* [Job]:
Scan the material below for the string "image", and copy every line where it shows up.

* [Supplied material]:
>> Start
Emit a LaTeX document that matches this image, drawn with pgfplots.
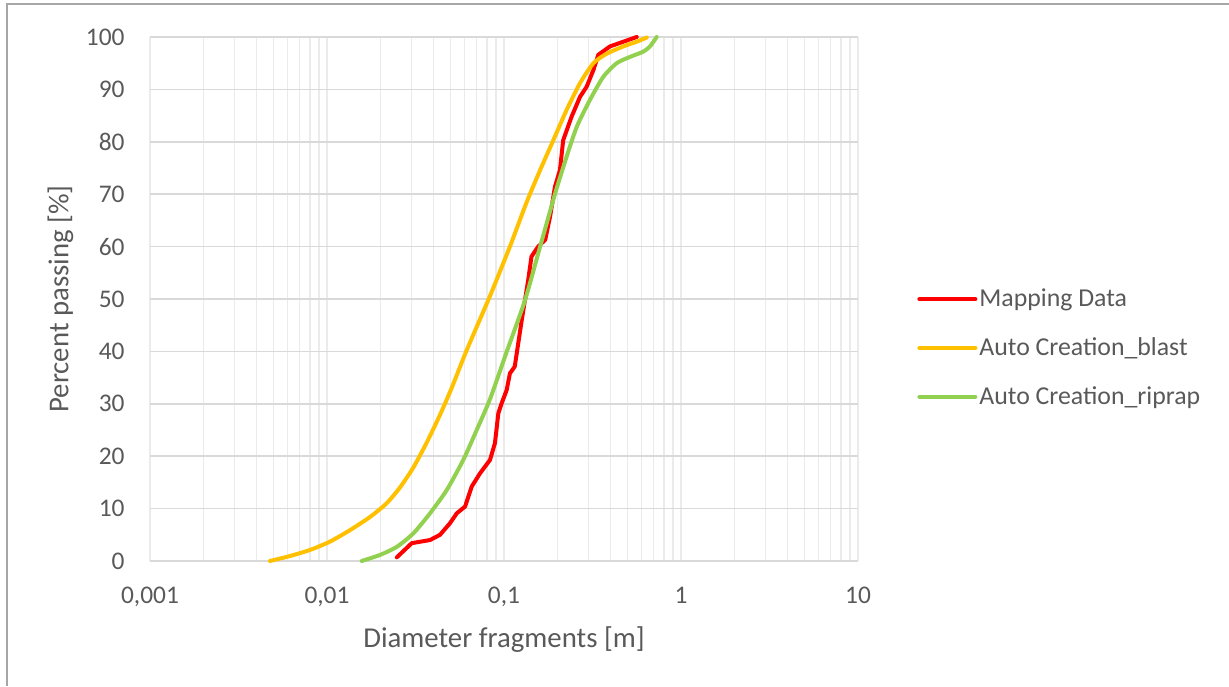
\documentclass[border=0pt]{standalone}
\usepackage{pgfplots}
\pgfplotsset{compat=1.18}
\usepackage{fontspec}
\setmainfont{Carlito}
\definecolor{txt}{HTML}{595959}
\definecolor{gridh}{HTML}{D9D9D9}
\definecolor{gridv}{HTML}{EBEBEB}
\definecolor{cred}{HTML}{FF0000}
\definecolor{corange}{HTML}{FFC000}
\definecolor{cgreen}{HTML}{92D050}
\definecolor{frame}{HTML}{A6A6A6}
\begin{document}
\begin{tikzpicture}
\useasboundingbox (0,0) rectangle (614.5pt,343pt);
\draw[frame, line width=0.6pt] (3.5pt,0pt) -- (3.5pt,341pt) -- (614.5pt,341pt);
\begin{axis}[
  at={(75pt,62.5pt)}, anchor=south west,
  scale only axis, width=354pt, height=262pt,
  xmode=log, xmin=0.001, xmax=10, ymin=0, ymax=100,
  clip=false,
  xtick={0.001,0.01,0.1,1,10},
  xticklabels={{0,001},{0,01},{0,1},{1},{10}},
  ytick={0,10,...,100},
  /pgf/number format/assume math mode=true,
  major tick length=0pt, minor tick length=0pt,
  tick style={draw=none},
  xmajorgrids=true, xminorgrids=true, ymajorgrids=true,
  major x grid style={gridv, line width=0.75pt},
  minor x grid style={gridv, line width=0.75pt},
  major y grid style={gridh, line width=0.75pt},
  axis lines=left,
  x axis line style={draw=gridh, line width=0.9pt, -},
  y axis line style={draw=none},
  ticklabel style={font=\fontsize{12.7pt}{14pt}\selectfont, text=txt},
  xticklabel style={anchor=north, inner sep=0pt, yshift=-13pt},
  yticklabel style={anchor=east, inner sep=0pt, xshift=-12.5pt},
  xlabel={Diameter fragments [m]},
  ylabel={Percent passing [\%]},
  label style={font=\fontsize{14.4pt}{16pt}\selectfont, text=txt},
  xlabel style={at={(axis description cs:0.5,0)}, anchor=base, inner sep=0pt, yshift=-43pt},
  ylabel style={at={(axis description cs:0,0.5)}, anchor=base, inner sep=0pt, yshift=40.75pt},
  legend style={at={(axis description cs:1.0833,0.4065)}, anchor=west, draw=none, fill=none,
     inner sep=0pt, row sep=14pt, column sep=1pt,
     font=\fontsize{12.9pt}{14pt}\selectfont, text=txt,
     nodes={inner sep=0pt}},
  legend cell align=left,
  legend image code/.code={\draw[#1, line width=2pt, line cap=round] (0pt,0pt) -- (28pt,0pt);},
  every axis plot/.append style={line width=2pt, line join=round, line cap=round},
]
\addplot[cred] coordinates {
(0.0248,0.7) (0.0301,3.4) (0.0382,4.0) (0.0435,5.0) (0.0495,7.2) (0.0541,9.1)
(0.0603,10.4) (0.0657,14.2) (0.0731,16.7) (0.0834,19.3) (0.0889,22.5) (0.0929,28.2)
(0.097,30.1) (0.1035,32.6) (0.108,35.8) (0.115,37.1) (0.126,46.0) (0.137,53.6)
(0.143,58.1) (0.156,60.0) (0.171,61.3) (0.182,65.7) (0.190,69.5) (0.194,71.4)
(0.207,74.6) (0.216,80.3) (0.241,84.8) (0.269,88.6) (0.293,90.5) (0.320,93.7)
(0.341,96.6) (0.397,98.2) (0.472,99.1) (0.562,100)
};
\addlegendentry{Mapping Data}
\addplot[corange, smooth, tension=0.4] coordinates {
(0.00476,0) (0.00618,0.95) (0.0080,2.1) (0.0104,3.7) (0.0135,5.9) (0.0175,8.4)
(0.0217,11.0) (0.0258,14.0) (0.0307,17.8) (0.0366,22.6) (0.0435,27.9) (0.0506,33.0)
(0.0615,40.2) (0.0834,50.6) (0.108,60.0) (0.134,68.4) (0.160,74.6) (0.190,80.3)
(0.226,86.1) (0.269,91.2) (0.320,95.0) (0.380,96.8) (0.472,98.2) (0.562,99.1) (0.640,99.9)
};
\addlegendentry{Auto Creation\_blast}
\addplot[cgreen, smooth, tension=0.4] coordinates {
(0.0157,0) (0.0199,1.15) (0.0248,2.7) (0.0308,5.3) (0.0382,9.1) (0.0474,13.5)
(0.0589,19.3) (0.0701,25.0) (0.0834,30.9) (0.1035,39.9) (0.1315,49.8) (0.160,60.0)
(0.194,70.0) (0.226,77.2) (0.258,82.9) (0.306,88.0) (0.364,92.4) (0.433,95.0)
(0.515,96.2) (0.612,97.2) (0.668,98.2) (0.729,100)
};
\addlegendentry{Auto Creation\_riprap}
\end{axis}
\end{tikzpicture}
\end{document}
>> End
* [Written response]:
Emit a LaTeX document that matches this image, drawn with pgfplots.
  legend image code/.code={\draw[#1, line width=2pt, line cap=round] (0pt,0pt) -- (28pt,0pt);},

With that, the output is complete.